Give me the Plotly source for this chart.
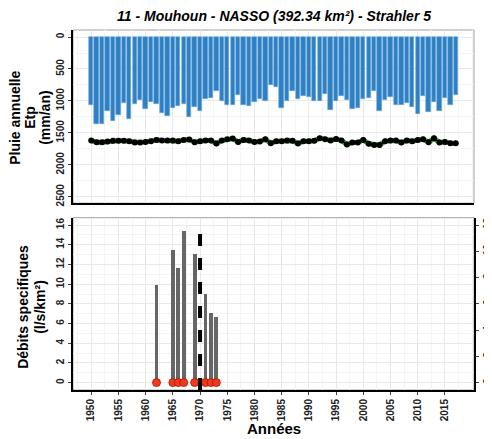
import plotly.graph_objects as go

# --- data ---
years = list(range(1950, 2018))

pluie = [1062, 1365, 1365, 1151, 1312, 1219, 1026, 1281, 1042, 979,
         1130, 1021, 1052, 1193, 1234, 1104, 1083, 1052, 1250, 1089,
         1156, 969, 958, 839, 1000, 1062, 1062, 906, 1068, 1083,
         1016, 965, 1000, 750, 781, 1104, 1000, 844, 969, 917,
         932, 1000, 1000, 885, 1141, 1000, 917, 984, 1130, 1115,
         969, 958, 844, 1156, 984, 932, 1062, 1062, 1036, 1089,
         1208, 917, 1167, 1021, 1156, 958, 1062, 906]

etp = [1620, 1646, 1646, 1636, 1625, 1625, 1625, 1630, 1651, 1651,
       1641, 1630, 1610, 1620, 1620, 1620, 1630, 1610, 1604, 1646,
       1630, 1620, 1620, 1667, 1620, 1599, 1589, 1641, 1610, 1620,
       1641, 1635, 1599, 1661, 1630, 1630, 1620, 1625, 1667, 1630,
       1630, 1625, 1583, 1599, 1620, 1594, 1620, 1682, 1651, 1651,
       1610, 1672, 1688, 1688, 1630, 1620, 1620, 1651, 1620, 1630,
       1610, 1599, 1646, 1583, 1651, 1641, 1661, 1661]

q_years = [1962, 1965, 1966, 1967, 1969, 1971, 1972, 1973]
q_vals = [9.9, 13.5, 11.7, 15.45, 13.1, 9.07, 7.14, 6.73]

rupture_year = 1970

x_ticks = list(range(1950, 2016, 5))
title = "11 - Mouhoun - NASSO (392.34 km²) - Strahler 5"

FONT = "Liberation Sans"
xr = [1946.65, 2020.35]

fig = go.Figure()

# top panel: rainfall bars + ETP line
fig.add_trace(go.Bar(x=years, y=pluie, width=0.8, xaxis="x", yaxis="y",
                     marker=dict(color="#2f80c2", line=dict(color="#6aa9dc", width=0.6))))
fig.add_trace(go.Scatter(x=years, y=etp, mode="lines", xaxis="x", yaxis="y",
                         line=dict(color="#2ca02c", width=5)))
fig.add_trace(go.Scatter(x=years, y=etp, mode="lines+markers", xaxis="x", yaxis="y",
                         line=dict(color="black", width=1.5),
                         marker=dict(color="black", size=6)))

# bottom panel: specific discharge
fig.add_trace(go.Bar(x=q_years, y=q_vals, width=0.7, xaxis="x2", yaxis="y2",
                     marker=dict(color="#666666", line=dict(width=0))))
fig.add_trace(go.Scatter(x=q_years, y=[0] * len(q_years), mode="markers", xaxis="x2", yaxis="y2",
                         marker=dict(color="#ee3a1f", size=8, line=dict(color="#a01808", width=0.8))))
# invisible trace to activate the right axis
fig.add_trace(go.Scatter(x=[xr[0]], y=[0], mode="markers", xaxis="x2", yaxis="y3",
                         marker=dict(opacity=0), hoverinfo="skip"))

grid = dict(showgrid=True, gridcolor="#e8e8e8", gridwidth=1, automargin=False)
minor = dict(showgrid=True, gridcolor="#f4f4f4", gridwidth=1)
tfont = dict(family=FONT, size=10, color="#222", weight="bold")

# page body has an 8px margin, so the figure is 8px smaller than the window
fig.update_layout(
    template="none",
    width=484, height=431,
    margin=dict(l=65, r=18, t=22, b=49),
    paper_bgcolor="white", plot_bgcolor="white",
    showlegend=False, bargap=0,
    font=dict(family=FONT),
    xaxis=dict(domain=[0, 1], range=xr, anchor="y", tickvals=x_ticks, showticklabels=False,
               ticks="", minor=dict(dtick=2.5, tick0=1950, **minor), zeroline=False,
               showline=True, linecolor="black", linewidth=2, **grid),
    yaxis=dict(domain=[0.519, 1], range=[2600, -110], anchor="x", tickvals=[0, 500, 1000, 1500, 2000, 2500],
               tickangle=-90, tickfont=tfont, ticks="outside", ticklen=3, zeroline=False,
               minor=dict(dtick=250, tick0=0, **minor),
               showline=True, linecolor="black", linewidth=2, **grid),
    xaxis2=dict(domain=[0, 1], range=xr, anchor="y2", tickvals=x_ticks, tickangle=-90,
                tickfont=tfont, ticks="outside", ticklen=3, zeroline=False,
                minor=dict(dtick=2.5, tick0=1950, **minor),
                showline=True, linecolor="black", linewidth=2, **grid),
    yaxis2=dict(domain=[0, 0.4786], range=[-0.75, 16.75], anchor="x2", tickvals=list(range(0, 17, 2)),
                tickangle=-90, tickfont=tfont, ticks="outside", ticklen=3, zeroline=False,
                minor=dict(dtick=1, tick0=0, **minor),
                showline=True, linecolor="black", linewidth=2, **grid),
    yaxis3=dict(overlaying="y2", side="right", anchor="x2", range=[-0.5625, 12.5625],
                tickvals=list(range(0, 13, 2)), tickangle=-90, tickfont=tfont, ticks="outside",
                ticklen=3, showgrid=False, zeroline=False, automargin=False,
                showline=True, linecolor="black", linewidth=2),
)

# panel borders (top/right) in light grey
fig.add_shape(type="rect", xref="x domain", yref="y domain", x0=0, x1=1, y0=0, y1=1,
              line=dict(color="#a0a0a0", width=1), layer="below")
fig.add_shape(type="rect", xref="x2 domain", yref="y2 domain", x0=0, x1=1, y0=0, y1=1,
              line=dict(color="#a0a0a0", width=1), layer="below")

# rupture year
fig.add_shape(type="line", xref="x2", yref="y2", x0=rupture_year, x1=rupture_year, y0=-0.75, y1=16,
              line=dict(color="black", width=4, dash="dash"))

afont = dict(family=FONT, size=14, color="black", weight="bold")
fig.add_annotation(text=f"<i>{title}</i>", xref="paper", yref="paper", x=0.5, y=1.0,
                   yshift=14, xanchor="center", yanchor="middle", showarrow=False, font=afont)
for txt, dx, yy in [("Pluie annuelle", -58, 0.756), ("Etp", -43, 0.756), ("(mm/an)", -28, 0.756),
                    ("Débits specifiques", -50, 0.231), ("(l/s/km²)", -33, 0.231)]:
    fig.add_annotation(text=txt, xref="paper", yref="paper", x=0, xshift=dx, y=yy,
                       xanchor="center", yanchor="middle",
                       textangle=-90, showarrow=False, font=afont)
fig.add_annotation(text="Années", xref="paper", yref="paper", x=0.5, y=0, yshift=-28,
                   xanchor="center", yanchor="top", showarrow=False,
                   font=dict(family=FONT, size=15, color="black", weight="bold"))

fig.write_html("out.html")
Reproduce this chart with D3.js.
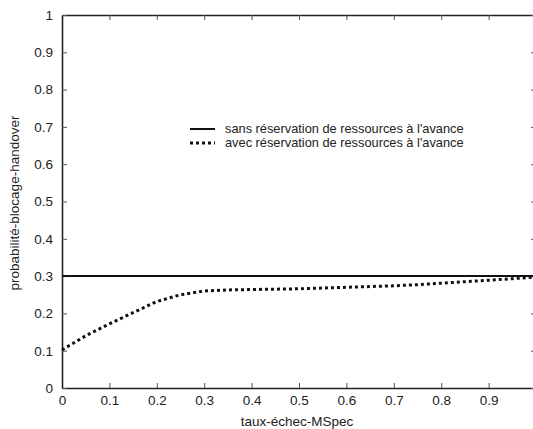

^^^^

→ Written exercise: From the first line of the material down to the line containing "years = list(range(1950, 2018))", inclusive, return each line exactly, skipping any picture.

→ Exercise result:
Give me the Plotly source for this chart.
import plotly.graph_objects as go

# --- data ---
years = list(range(1950, 2018))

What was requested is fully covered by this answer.